The AppleScript and Rhino engines are bundled with my JDK and since I launched Elasticsearch from Eclipse, which also adds the test scope of the project (technically not correct, but very convenient), it also added Luaj and tried to launch the Scala engine which failed to run for some reason I have yet to figure out.
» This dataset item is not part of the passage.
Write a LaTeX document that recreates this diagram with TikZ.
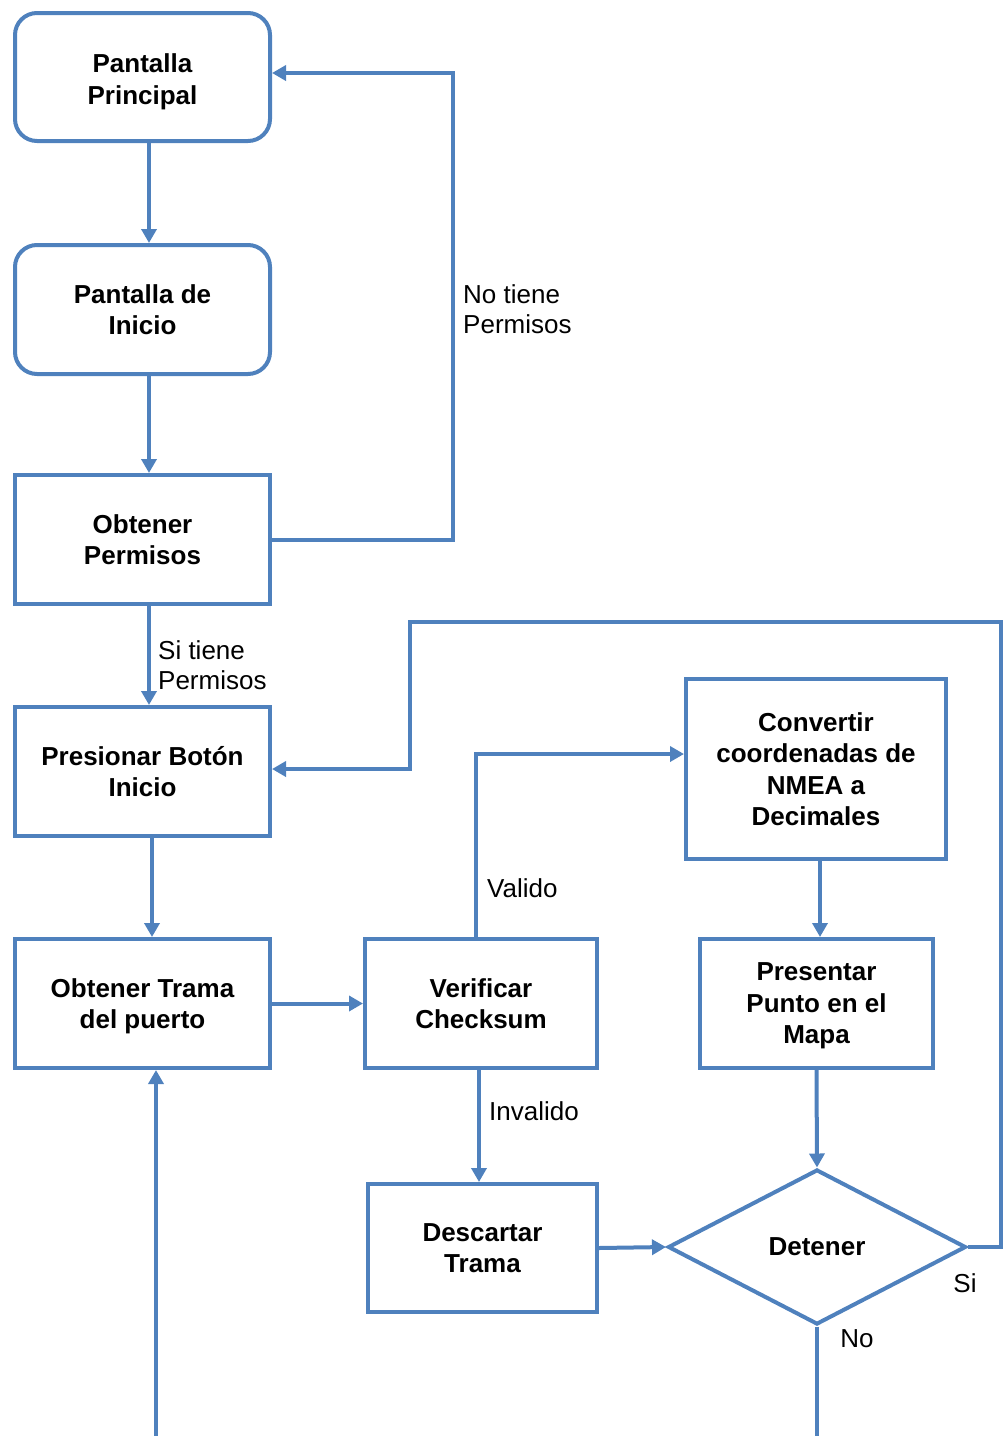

To test if the engines are launchable we can do the traditional “Hello world”. Any index with at least one document will do fine and then post the below query to the _search endpoint:

{
    "aggs": {
        "script": {
            "terms": {
                "lang": "lua",
                "script": "return 'Hello World!'"
            }
        }
    },
    "size": 0
}

And once more for Rhino:

{
    "aggs": {
        "script": {
            "terms": {
                "lang": "ECMAScript",
                "script": "\"Hello World!\""
            }
        }
    },
    "size": 0
}

Conclusion and Future Work

The implementation works, but it is just a proof of concept and will probably remain as such since most scripting engines will require a little more adaption and configuration to allow for good integration with Elasticsearch. That said, it should be a good starting point to make a plugin for any scripting engine that implement the JSR-223 interfaces. Feel free to check it out on Github.